The fact that I am taking part in this discussion is indicative of the fact that I am prepared to concede that bilingualism is not essential for certain positions, but the Privy Council must discuss genuine criteria in order for that to happen.
...the possible impact of the budget cuts on the official language minority communities. There is the closing of the Institut Maurice-Lamontagne. There is also the restructuring of Service Canada for the Atlantic region. Under the new regional organization, New Brunswick employees, who were previously supervised in New Brunswick, are now supervised from Halifax or St. John's. Their supervisors have no linguistic obligations, which makes the issue of the right to work in French a problem.
We noticed the name change from Roadmap for Canada's Linguistic Duality to the Roadmap for Canada's Official Languages. In addition, a $120 million budget has been added for training for immigrants, but it has not necessarily been directed to the official language minority communities. I am not saying that to criticize language training for immigrants. I believe that is an extremely important issue. However, it slightly changes the situation regarding the original objectives for the action plan and the roadmap that succeeded it.
Some changes have been made to the roadmap with regard to language training, for example. We saw an initiative in the 2008-13 roadmap in which the School of Public Service conducted a pilot project with 11 universities to provide language training for future public servants. The purpose of that program was to ensure that students could achieve their language levels before entering the public service. However, that pilot project was not funded under the more recent roadmap, and I consider that unfortunate. Certain coordination items were also not funded.
The Conservative government is NOT bending over backwards as far as the Commish wishes and that is a GOOD thing!!! They are definitely not doing enough to roll back the disastrous effects of the OLA because we know that that policy is one of the most divisive policies in Canada, dividing Canadians along linguistic lines, pitting the future of the English-speaking majority against the interests of the French-speaking minority. NO country can hope to follow a policy that is so badly flawed and biased against the majority - it is against the principles of democracy and cannot be supported.
Here is Bob H’s letter to Shelley Glover when he received a request for donation, entitled, “Seize the Moment”:
Dear Hon. Shelly Glover,
I am wondering why your government, which has been in office with a majority for two years without any real representation from Quebec, did NOT Seize the Moment and substantially reduce or eliminate one of the most costly and divisive acts on the Canadian government - the Official Bilingualism (OB) Act which was sold to Canadians on the basis of giving services to Canadians in the official language of your choice where numbers warrant.

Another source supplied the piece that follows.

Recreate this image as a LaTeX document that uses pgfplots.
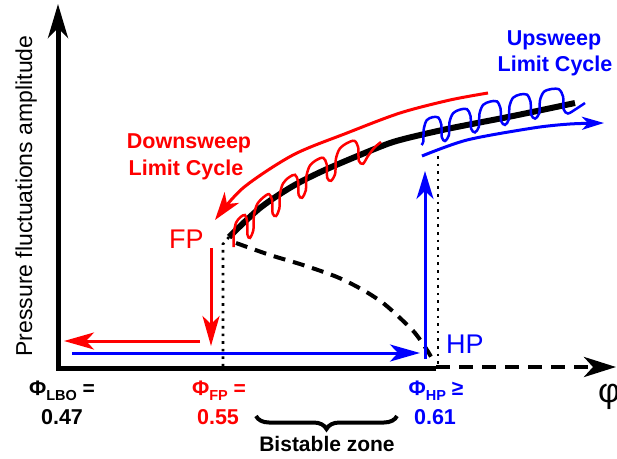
\documentclass[border=0pt]{standalone}
\usepackage{fontspec}
\setmainfont{Liberation Sans}
\usepackage{pgfplots}
\pgfplotsset{compat=1.18}
\usetikzlibrary{arrows.meta,decorations.pathreplacing}
\definecolor{myred}{RGB}{255,0,0}
\definecolor{myblue}{RGB}{0,0,255}
\newcommand\fs[1]{\fontsize{#1bp}{#1bp}\selectfont}
\begin{document}
\begin{tikzpicture}
\begin{axis}[name=ax,
  width=617bp, height=459bp, scale only axis,
  xmin=0, xmax=617, ymin=0, ymax=459, y dir=reverse,
  hide axis, clip=false]
% axes
\addplot[line width=5bp, line join=miter, -{Stealth[length=34bp,width=20bp,inset=10bp]}] coordinates {(436,368) (58,368) (58,4)};
\addplot[line width=4.5bp, dash pattern=on 14bp off 9bp, -{Stealth[length=32bp,width=20bp,inset=9bp]}] coordinates {(436,367) (616,367)};
% dotted guides
\addplot[line width=2.6bp, dash pattern=on 2.6bp off 5bp] coordinates {(229,237) (223,244) (223,366)};
\addplot[line width=2.6bp, dash pattern=on 2.6bp off 5bp] coordinates {(438,156) (438,364)};
% unstable branch
\addplot[line width=4bp, dash pattern=on 12bp off 8bp, smooth] coordinates {(236,243) (270,255) (303,265) (337,277) (363,290) (383,303) (400,318) (415,333) (427,350) (434,362)};
% stable branch
\addplot[line width=6bp, smooth] coordinates {(229,237) (260,208) (293,186) (327,169) (377,148) (400,140) (447,129) (513,116) (575,103)};
% downsweep limit cycle (red oscillation)
\addplot[myred, line width=2.5bp, smooth] coordinates {
(233.5,247.1) (233.9,233.0) (236.1,222.6) (240.5,217.1) (244.9,215.0) (247.2,221.5) (247.5,234.9)
(250.0,237.9) (253.4,229.8) (253.9,215.6) (257.0,204.5) (263.0,197.6) (269.0,194.1) (272.1,200.1) (272.6,213.5)
(276.0,216.0) (279.4,208.4) (279.9,194.3) (283.0,183.5) (289.0,177.3) (295.0,174.8) (298.1,181.4) (298.6,194.8)
(302.0,197.8) (305.8,190.4) (306.4,176.3) (309.8,165.8) (316.5,160.0) (323.2,157.8) (326.7,164.3) (327.2,177.8)
(331.0,180.8) (335.2,173.5) (335.8,159.4) (339.6,148.9) (347.0,143.1) (354.4,140.8) (358.2,147.4) (358.8,160.8)
(363.0,163.8) (368.0,156.0) (374.5,147.5) (381.0,142.0)};
% upsweep limit cycle (blue oscillation)
\addplot[myblue, line width=2.5bp, smooth] coordinates {
(421.5,145.0) (423.3,141.6) (423.8,128.6) (426.8,120.1) (432.5,117.2) (438.3,117.5) (441.3,124.6) (441.8,137.3)
(445.0,141.0) (448.9,135.2) (449.5,122.2) (453.1,113.2) (460.0,109.6) (466.9,109.1) (470.5,116.0) (471.1,128.7)
(475.0,132.4) (478.9,126.7) (479.5,113.7) (483.1,104.9) (490.0,101.6) (496.9,101.4) (500.5,108.4) (501.1,121.1)
(505.0,124.9) (508.9,119.3) (509.5,106.3) (513.1,97.7) (520.0,94.5) (526.9,94.6) (530.5,101.7) (531.1,114.5)
(535.0,118.6) (539.3,113.2) (540.0,100.3) (543.9,91.8) (551.5,89.0) (559.1,89.4) (563.1,96.7) (563.7,109.4)
(568.0,113.5) (576.0,109.0) (585.0,103.0)};
% sweep arrows
\addplot[myred, line width=3bp, smooth, -{Stealth[length=28bp,width=18bp,inset=8bp]}] coordinates {(488,93) (450,100) (400,113) (347,133) (293,155) (243,188) (215,220)};
\addplot[myblue, line width=3bp, smooth, -{Stealth[length=22bp,width=13bp,inset=6bp]}] coordinates {(422,156) (467,140) (533,128) (570,124) (604,123)};
\addplot[myred, line width=3bp, -{Stealth[length=30bp,width=17bp,inset=8bp]}] coordinates {(211,248) (211,346)};
\addplot[myred, line width=3bp, -{Stealth[length=30bp,width=17bp,inset=8bp]}] coordinates {(200,341) (64,341)};
\addplot[myblue, line width=3bp, -{Stealth[length=30bp,width=17bp,inset=8bp]}] coordinates {(72,353) (420,353)};
\addplot[myblue, line width=3bp, -{Stealth[length=28bp,width=17bp,inset=8bp]}] coordinates {(425,359) (425,171)};
% brace
\addplot[line width=4bp, decorate, decoration={brace, amplitude=13bp}] coordinates {(397,416) (256,416)};
% texts
\node[anchor=base, rotate=90, font=\fs{23}, inner sep=0pt] at (axis cs:32,196) {Pressure fluctuations amplitude};
\node[anchor=base, text=myred, font=\bfseries\fs{21.5}, inner sep=0pt] at (axis cs:189,148) {Downsweep};
\node[anchor=base, text=myred, font=\bfseries\fs{21.5}, inner sep=0pt] at (axis cs:186,175) {Limit Cycle};
\node[anchor=base, text=myblue, font=\bfseries\fs{21.5}, inner sep=0pt] at (axis cs:554,46) {Upsweep};
\node[anchor=base, text=myblue, font=\bfseries\fs{21.5}, inner sep=0pt] at (axis cs:555,72) {Limit Cycle};
\node[anchor=base west, text=myred, font=\fs{27}, inner sep=0pt] at (axis cs:169,248) {FP};
\node[anchor=base west, text=myblue, font=\fs{27}, inner sep=0pt] at (axis cs:446,353) {HP};
\node[anchor=base, font=\bfseries\fs{21}, inner sep=0pt] at (axis cs:62,395) {Φ\raisebox{-5bp}{\fs{14.5}LBO} =};
\node[anchor=base, font=\bfseries\fs{21.5}, inner sep=0pt] at (axis cs:62,424) {0.47};
\node[anchor=base, text=myred, font=\bfseries\fs{21}, inner sep=0pt] at (axis cs:219,395) {Φ\raisebox{-5bp}{\fs{14.5}FP} =};
\node[anchor=base, text=myred, font=\bfseries\fs{21.5}, inner sep=0pt] at (axis cs:218,424) {0.55};
\node[anchor=base, text=myblue, font=\bfseries\fs{21}, inner sep=0pt] at (axis cs:436,395) {Φ\raisebox{-5bp}{\fs{14.5}HP} ≥};
\node[anchor=base, text=myblue, font=\bfseries\fs{21.5}, inner sep=0pt] at (axis cs:435,424) {0.61};
\node[anchor=base, font=\bfseries\fs{21}, inner sep=0pt] at (axis cs:327,451) {Bistable zone};
\node[anchor=base west, font=\fs{34}, inner sep=0pt] at (axis cs:598,402) {φ};
\end{axis}
\pgfresetboundingbox
\path[use as bounding box] (ax.south west) rectangle (ax.north east);
\end{tikzpicture}
\end{document}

Since Trudeau and his cronies sold OB to Canadians on the above concept, OB has morphed into one of the most costly exercises of the federal government, costing Canadians in excess of $1 trillion over the past 40 years and growing by billions each year. And what do we have:
You will see my donation when I see some action on the part of the Conservative government to significantly rein in or even abolish the single largest boondoggle ever foisted on a democratic country anywhere in the world - Official Bilingualism.
Official Bilingualism has cost Canadian taxpayers well over $1 trillion over the past 40 years and the cost continues to grow. Without it, we would have no national debt. And, without the national debt which costs us over $100 billion in debt service each year, we would have huge surpluses rather than deficits, surpluses that would allow for significant tax reductions, money for increases in CPP payments, money for infrastructure upgrades, money for health and education etc. etc. etc.

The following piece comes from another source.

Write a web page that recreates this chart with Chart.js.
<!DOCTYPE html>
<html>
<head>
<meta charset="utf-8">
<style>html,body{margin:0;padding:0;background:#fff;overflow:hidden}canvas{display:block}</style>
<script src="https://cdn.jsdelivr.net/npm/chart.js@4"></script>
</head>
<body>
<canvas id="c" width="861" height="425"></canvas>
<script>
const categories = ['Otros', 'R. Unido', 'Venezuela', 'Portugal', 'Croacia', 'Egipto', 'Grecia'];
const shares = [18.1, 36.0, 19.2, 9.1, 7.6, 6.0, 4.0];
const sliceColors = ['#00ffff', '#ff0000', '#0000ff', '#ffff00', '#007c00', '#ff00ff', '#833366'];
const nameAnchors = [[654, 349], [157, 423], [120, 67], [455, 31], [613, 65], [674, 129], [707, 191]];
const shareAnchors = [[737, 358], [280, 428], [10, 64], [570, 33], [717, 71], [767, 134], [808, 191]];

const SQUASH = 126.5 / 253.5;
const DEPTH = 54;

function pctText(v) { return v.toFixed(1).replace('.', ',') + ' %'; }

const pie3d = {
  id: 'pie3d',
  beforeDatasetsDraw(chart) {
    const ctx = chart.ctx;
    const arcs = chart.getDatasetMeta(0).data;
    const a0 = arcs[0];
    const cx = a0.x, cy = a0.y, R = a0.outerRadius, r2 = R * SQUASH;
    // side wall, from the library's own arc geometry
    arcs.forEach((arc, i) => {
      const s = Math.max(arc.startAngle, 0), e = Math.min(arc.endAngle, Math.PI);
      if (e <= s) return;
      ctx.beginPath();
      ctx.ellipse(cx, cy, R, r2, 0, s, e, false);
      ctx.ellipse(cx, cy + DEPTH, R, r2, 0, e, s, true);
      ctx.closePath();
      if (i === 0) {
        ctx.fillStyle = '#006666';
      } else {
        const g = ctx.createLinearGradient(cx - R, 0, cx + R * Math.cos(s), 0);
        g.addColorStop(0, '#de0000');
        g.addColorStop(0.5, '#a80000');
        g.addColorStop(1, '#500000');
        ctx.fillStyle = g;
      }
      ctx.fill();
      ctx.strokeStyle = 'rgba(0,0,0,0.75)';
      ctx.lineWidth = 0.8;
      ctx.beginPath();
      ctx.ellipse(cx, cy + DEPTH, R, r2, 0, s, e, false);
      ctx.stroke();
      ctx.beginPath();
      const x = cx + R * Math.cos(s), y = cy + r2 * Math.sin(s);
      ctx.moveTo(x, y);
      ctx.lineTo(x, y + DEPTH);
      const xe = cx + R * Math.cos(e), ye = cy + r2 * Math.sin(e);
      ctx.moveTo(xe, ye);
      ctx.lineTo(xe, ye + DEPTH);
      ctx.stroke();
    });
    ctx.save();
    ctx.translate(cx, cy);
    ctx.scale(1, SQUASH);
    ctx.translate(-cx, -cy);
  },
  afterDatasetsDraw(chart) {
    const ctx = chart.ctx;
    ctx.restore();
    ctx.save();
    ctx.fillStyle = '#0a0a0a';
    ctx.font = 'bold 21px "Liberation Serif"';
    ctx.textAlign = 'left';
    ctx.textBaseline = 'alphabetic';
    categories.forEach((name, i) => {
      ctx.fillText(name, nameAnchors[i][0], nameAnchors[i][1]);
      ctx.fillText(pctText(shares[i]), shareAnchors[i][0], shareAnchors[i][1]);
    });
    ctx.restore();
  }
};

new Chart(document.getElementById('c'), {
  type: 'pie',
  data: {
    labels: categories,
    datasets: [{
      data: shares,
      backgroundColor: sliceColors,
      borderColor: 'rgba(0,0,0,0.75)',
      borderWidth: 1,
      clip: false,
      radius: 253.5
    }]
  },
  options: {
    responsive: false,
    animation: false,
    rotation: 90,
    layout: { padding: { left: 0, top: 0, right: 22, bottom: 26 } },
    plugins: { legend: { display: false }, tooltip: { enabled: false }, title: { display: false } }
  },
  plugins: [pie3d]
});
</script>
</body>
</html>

Official bilingualism has become nothing more than an affirmative action program for Francophones who have virtually taken over our federal civil service in disproportionate numbers with respect to their proportion of the general population. We must be the laughing stock of the world as I do not know of any other country where more than 85% of the population need not apply for a job in their own government because they do not speak a dying language.

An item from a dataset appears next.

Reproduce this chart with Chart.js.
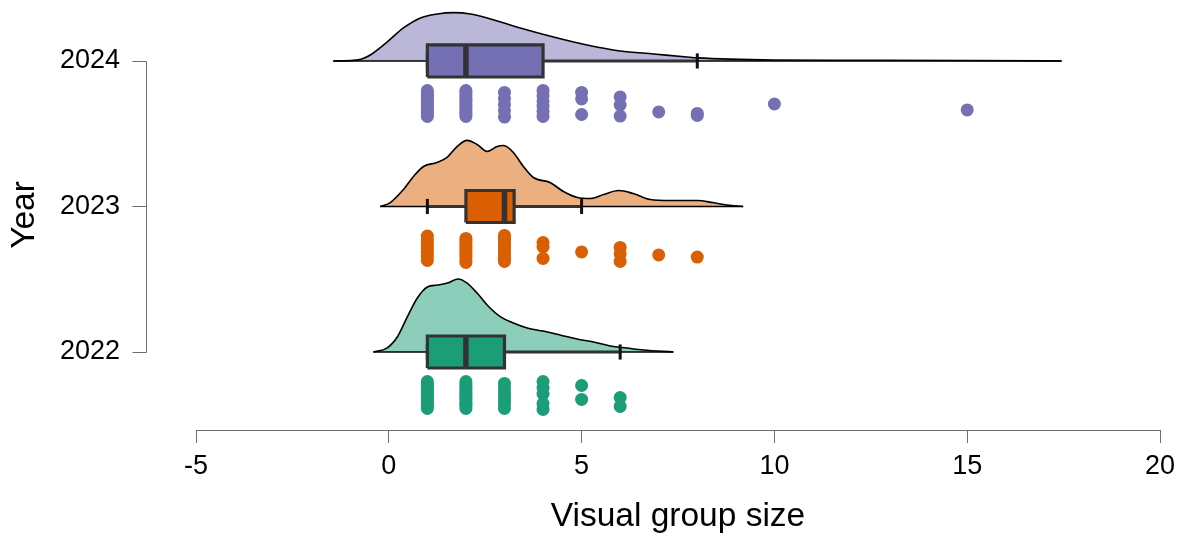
<!DOCTYPE html>
<html>
<head>
<meta charset="utf-8">
<script src="https://cdn.jsdelivr.net/npm/chart.js@4.4.1/dist/chart.umd.min.js"></script>
<style>
  html, body { margin: 0; padding: 0; background: #ffffff; }
  canvas { display: block; }
</style>
</head>
<body>
<canvas id="chart" width="1183" height="537"></canvas>
<script>
// Years on the vertical axis and their colours (bottom to top)
const years = [2022, 2023, 2024];
const palette = ['#1b9e77', '#d95f02', '#7570b3'];
const cloudFill = ['rgba(27,158,119,0.5)', 'rgba(217,95,2,0.5)', 'rgba(117,112,179,0.5)'];
const xTicks = [-5, 0, 5, 10, 15, 20];

// Box-plot summaries per year
const q1 = [1, 2, 1];
const median = [2, 3, 2];
const q3 = [3, 3.25, 4];
const whiskerLow = [1, 1, 1];
const whiskerHigh = [6, 5, 8];

// Density clouds: x positions and height above the year line (axis units)
const densX2022 = [-0.4, -0.05, 0.22, 0.48, 0.74, 1.0, 1.26, 1.52, 1.8, 2.03, 2.29, 2.55, 2.9, 3.23, 3.59, 4.0, 4.44, 4.88, 5.31, 5.74, 6.18, 6.6, 7.38];
const densH2022 = [0, 0.027, 0.103, 0.241, 0.371, 0.447, 0.46, 0.474, 0.502, 0.474, 0.405, 0.323, 0.241, 0.199, 0.165, 0.144, 0.117, 0.089, 0.069, 0.041, 0.027, 0.014, 0];

const densX2023 = [-0.22, 0.04, 0.38, 0.64, 0.9, 1.25, 1.51, 1.77, 2.03, 2.29, 2.55, 2.81, 2.98, 3.23, 3.49, 3.75, 4.18, 4.53, 4.89, 5.23, 5.57, 5.96, 6.34, 6.78, 7.3, 8.0, 8.4, 8.77, 9.19];
const densH2023 = [0, 0.027, 0.117, 0.206, 0.275, 0.302, 0.337, 0.412, 0.454, 0.426, 0.378, 0.412, 0.419, 0.371, 0.275, 0.199, 0.165, 0.103, 0.062, 0.055, 0.082, 0.11, 0.089, 0.048, 0.041, 0.041, 0.027, 0.01, 0];

const densX2024 = [-1.44, -0.92, -0.7, -0.48, -0.04, 0.38, 0.82, 1.26, 1.68, 2.12, 2.55, 3.41, 4.27, 5.14, 6.0, 6.87, 7.73, 8.0, 10, 12, 15, 17.45];
const densH2024 = [0, 0.004, 0.014, 0.041, 0.131, 0.227, 0.296, 0.323, 0.332, 0.323, 0.296, 0.227, 0.165, 0.11, 0.069, 0.048, 0.027, 0.021, 0.007, 0.005, 0.003, 0];

// Observed group sizes and their vertical jitter (in jitter units)
const obs2022 = [1,1,1,1,1,1,1,1,1,1,1,1, 2,2,2,2,2,2,2,2,2,2,2,2,2, 3,3,3,3,3,3,3, 4,4,4,4,4, 5,5, 6,6];
const jit2022 = [1.0, 0.81, 0.62, 0.43, 0.25, 0.06, -0.13, -0.32, -0.51, -0.7, -0.89, -1.08,
                 1.0, 0.83, 0.66, 0.48, 0.31, 0.14, -0.04, -0.21, -0.38, -0.56, -0.73, -0.9, -1.08,
                 0.85, 0.53, 0.2, -0.12, -0.44, -0.76, -1.08,
                 1.0, 0.5, 0.04, -0.7, -1.15,
                 0.69, -0.38,
                 -0.23, -0.92];

const obs2023 = [1,1,1,1,1,1,1, 2,2,2,2,2,2,2,2,2,2, 3,3,3,3,3,3,3,3,3,3, 4,4,4, 5, 6,6,6, 7, 8];
const jit2023 = [1.0, 0.68, 0.36, 0.06, -0.25, -0.55, -0.88,
                 0.81, 0.6, 0.4, 0.2, 0.0, -0.2, -0.42, -0.62, -0.84, -1.04,
                 1.04, 0.82, 0.6, 0.38, 0.16, -0.08, -0.3, -0.52, -0.74, -0.96,
                 0.5, 0.15, -0.73,
                 -0.23,
                 0.12, -0.38, -0.96,
                 -0.46,
                 -0.62];

const obs2024 = [1,1,1,1,1,1,1,1,1,1,1,1,1, 2,2,2,2,2,2,2,2,2,2,2,2, 3,3,3,3,3, 4,4,4,4,4,4, 5,5,5, 6,6,6, 7, 8,8, 10, 15];
const jit2024 = [0.99, 0.82, 0.65, 0.48, 0.32, 0.15, -0.02, -0.18, -0.35, -0.52, -0.68, -0.85, -1.0,
                 0.99, 0.8, 0.62, 0.44, 0.26, 0.08, -0.1, -0.28, -0.46, -0.64, -0.82, -1.0,
                 0.85, 0.38, -0.08, -0.55, -1.05,
                 1.0, 0.6, 0.2, -0.2, -0.6, -1.0,
                 0.85, 0.35, -0.85,
                 0.5, -0.12, -0.97,
                 -0.65,
                 -0.77, -0.92,
                 -0.04,
                 -0.5];

const densX = [densX2022, densX2023, densX2024];
const densH = [densH2022, densH2023, densH2024];
const obs = [obs2022, obs2023, obs2024];
const jit = [jit2022, jit2023, jit2024];

// Geometry of the raincloud pieces, in y-axis units
const BOX_HALF = 0.11;
const CAP_HALF = 0.052;
const RAIN_OFFSET = 0.292;
const JITTER_UNIT = 0.0893;

const datasets = [];
years.forEach((year, g) => {
  // cloud
  datasets.push({
    type: 'line',
    data: densX[g].map((x, i) => ({ x, y: year + densH[g][i] })),
    fill: { value: year },
    backgroundColor: cloudFill[g],
    borderColor: '#000000',
    borderWidth: 1.6,
    pointRadius: 0,
    cubicInterpolationMode: 'monotone',
    clip: false,
    order: 50
  });
  // cloud base
  datasets.push({
    type: 'line',
    data: [{ x: densX[g][0], y: year }, { x: densX[g][densX[g].length - 1], y: year }],
    borderColor: '#000000',
    borderWidth: 1.6,
    pointRadius: 0,
    clip: false,
    order: 49
  });
  // whisker
  datasets.push({
    type: 'line',
    data: [{ x: whiskerLow[g], y: year }, { x: whiskerHigh[g], y: year }],
    borderColor: '#333333',
    borderWidth: 3,
    pointRadius: 0,
    order: 40
  });
  // whisker caps
  [whiskerLow[g], whiskerHigh[g]].forEach(v => {
    datasets.push({
      type: 'line',
      data: [{ x: v, y: year - CAP_HALF }, { x: v, y: year + CAP_HALF }],
      borderColor: '#111111',
      borderWidth: 3,
      pointRadius: 0,
      order: 39
    });
  });
  // box
  datasets.push({
    type: 'line',
    data: [
      { x: q1[g], y: year - BOX_HALF }, { x: q3[g], y: year - BOX_HALF },
      { x: q3[g], y: year + BOX_HALF }, { x: q1[g], y: year + BOX_HALF },
      { x: q1[g], y: year - BOX_HALF }
    ],
    fill: 'shape',
    backgroundColor: palette[g],
    borderColor: '#333333',
    borderWidth: 3.2,
    borderJoinStyle: 'miter',
    pointRadius: 0,
    order: 30
  });
  // median
  datasets.push({
    type: 'line',
    data: [{ x: median[g], y: year - BOX_HALF }, { x: median[g], y: year + BOX_HALF }],
    borderColor: '#333333',
    borderWidth: 5.5,
    pointRadius: 0,
    order: 29
  });
  // rain
  datasets.push({
    type: 'scatter',
    data: obs[g].map((v, i) => ({ x: v, y: year - RAIN_OFFSET + jit[g][i] * JITTER_UNIT })),
    backgroundColor: palette[g],
    borderWidth: 0,
    pointRadius: 6.5,
    pointHoverRadius: 6.5,
    clip: false,
    order: 60
  });
});

// R-style detached axes: lines span only the tick range, y axis sits left of the plot
const Y_AXIS_GAP = 49;
const Y_TICK_LEN = 14;
const axisLines = {
  id: 'axisLines',
  afterDatasetsDraw(chart) {
    const { ctx, scales: { x, y }, chartArea } = chart;
    ctx.save();
    ctx.strokeStyle = '#6e6e6e';
    ctx.lineWidth = 1;
    ctx.beginPath();
    const yb = Math.round(chartArea.bottom) + 0.5;
    ctx.moveTo(x.getPixelForValue(xTicks[0]), yb);
    ctx.lineTo(x.getPixelForValue(xTicks[xTicks.length - 1]), yb);
    const xl = Math.round(chartArea.left - Y_AXIS_GAP) - 0.5;
    ctx.moveTo(xl, Math.round(y.getPixelForValue(years[0])) + 0.5);
    ctx.lineTo(xl, Math.round(y.getPixelForValue(years[years.length - 1])) + 0.5);
    years.forEach(v => {
      const py = Math.round(y.getPixelForValue(v)) + 0.5;
      ctx.moveTo(xl - Y_TICK_LEN, py);
      ctx.lineTo(xl, py);
    });
    ctx.stroke();
    ctx.restore();
  }
};

Chart.defaults.font.family = "'Liberation Sans', Arial, Helvetica, sans-serif";
Chart.defaults.color = '#000000';

new Chart(document.getElementById('chart'), {
  type: 'scatter',
  data: { datasets },
  options: {
    responsive: false,
    animation: false,
    devicePixelRatio: 1,
    events: [],
    layout: { autoPadding: false, padding: { left: 0, right: 23, top: 0, bottom: 0 } },
    plugins: { legend: { display: false }, tooltip: { enabled: false } },
    scales: {
      x: {
        type: 'linear',
        position: 'bottom',
        min: -5,
        max: 20,
        afterBuildTicks: s => { s.ticks = xTicks.map(v => ({ value: v })); },
        afterFit: s => { s.height = 107; s.paddingLeft = 0; s.paddingRight = 0; },
        border: { display: false },
        grid: { drawOnChartArea: false, drawTicks: true, tickLength: 13, color: '#6e6e6e', lineWidth: 1 },
        ticks: { font: { size: 27 }, color: '#000000', padding: 7, maxRotation: 0, autoSkip: false, callback: v => String(v) },
        title: { display: true, text: 'Visual group size', font: { size: 33.5 }, color: '#000000', padding: { top: 0, bottom: 0.5 } }
      },
      y: {
        type: 'linear',
        position: 'left',
        min: 2021.464,
        max: 2024.419,
        afterBuildTicks: s => { s.ticks = years.map(v => ({ value: v })); },
        afterFit: s => { s.width = 196; s.paddingTop = 0; s.paddingBottom = 0; },
        border: { display: false },
        grid: { display: false, drawTicks: false },
        ticks: { font: { size: 27 }, color: '#000000', padding: 76, autoSkip: false, callback: v => String(v) },
        title: { display: true, text: 'Year', font: { size: 33.5 }, color: '#000000', padding: { top: 5, bottom: 0 } }
      }
    }
  },
  plugins: [axisLines]
});
</script>
</body>
</html>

Stephen Harper once said that Official Bilingualism was the "God that failed" yet, since he has been in power, he has done absolutely nothing to kill or mitigate this failed God even despite the fact that his current majority government has almost no MP's from Quebec.
And, Quebec continues to enjoy the largess of the Rest of Canada. No other province can afford freezing college/university tuition fees for 14 years, $7/day daycare and the myriad of other social programs offered to Quebecers. Hydro Quebec subsidizes electricity rates so that they are only 40% of what we pay in the Rest of Canada which costs the Quebec treasury about $7 billion per year or about the same amount that Quebec currently receives in "equalization" payments from the Rest of Canada (note that these payments are projected to increase next year to $9.5 billion).
Quebec keeps taking and taking, and asking for more and more on the basis that if the Rest of Canada does not do it they will separate. It is time to stop this unfair practice that give Quebec social programs that the Rest of Canada cannot afford and that are paid for by tax payers in the Rest of Canada.
The first place to start making cuts is with Official Bilingualism to reduce government costs and to level the playing field again so the the 85% of Canadians currently blocked from federal government jobs can once again work for the government to which they pay taxes.
Once I see some action on significantly reducing or eliminating the ills of Official Bilingualism by your Conservative government, then I will rethink my position about sending your party a donation.
Many people tell me that they won’t be giving the Conservative Party their votes to punish them for their lack of any meaningful action on behalf of the majority English-speakers. The only problem is that the alternative will be even worse - Justin Trudeau has been recorded to say:
“Quebecers are better than the rest of Canada because, you know, we’re Quebecers or whatever. A lot more of us are bilingual, bicultural, a lot more awareness of the rest.” (Justin Trudeau. CTV, October 15, 1999)
Don Weisbeck wrote: “He has suggested that Prime Ministers from Quebec are preferable and superior to those from Western Canada”
I haven’t found the source of that quote and would appreciate it if someone can give it to me.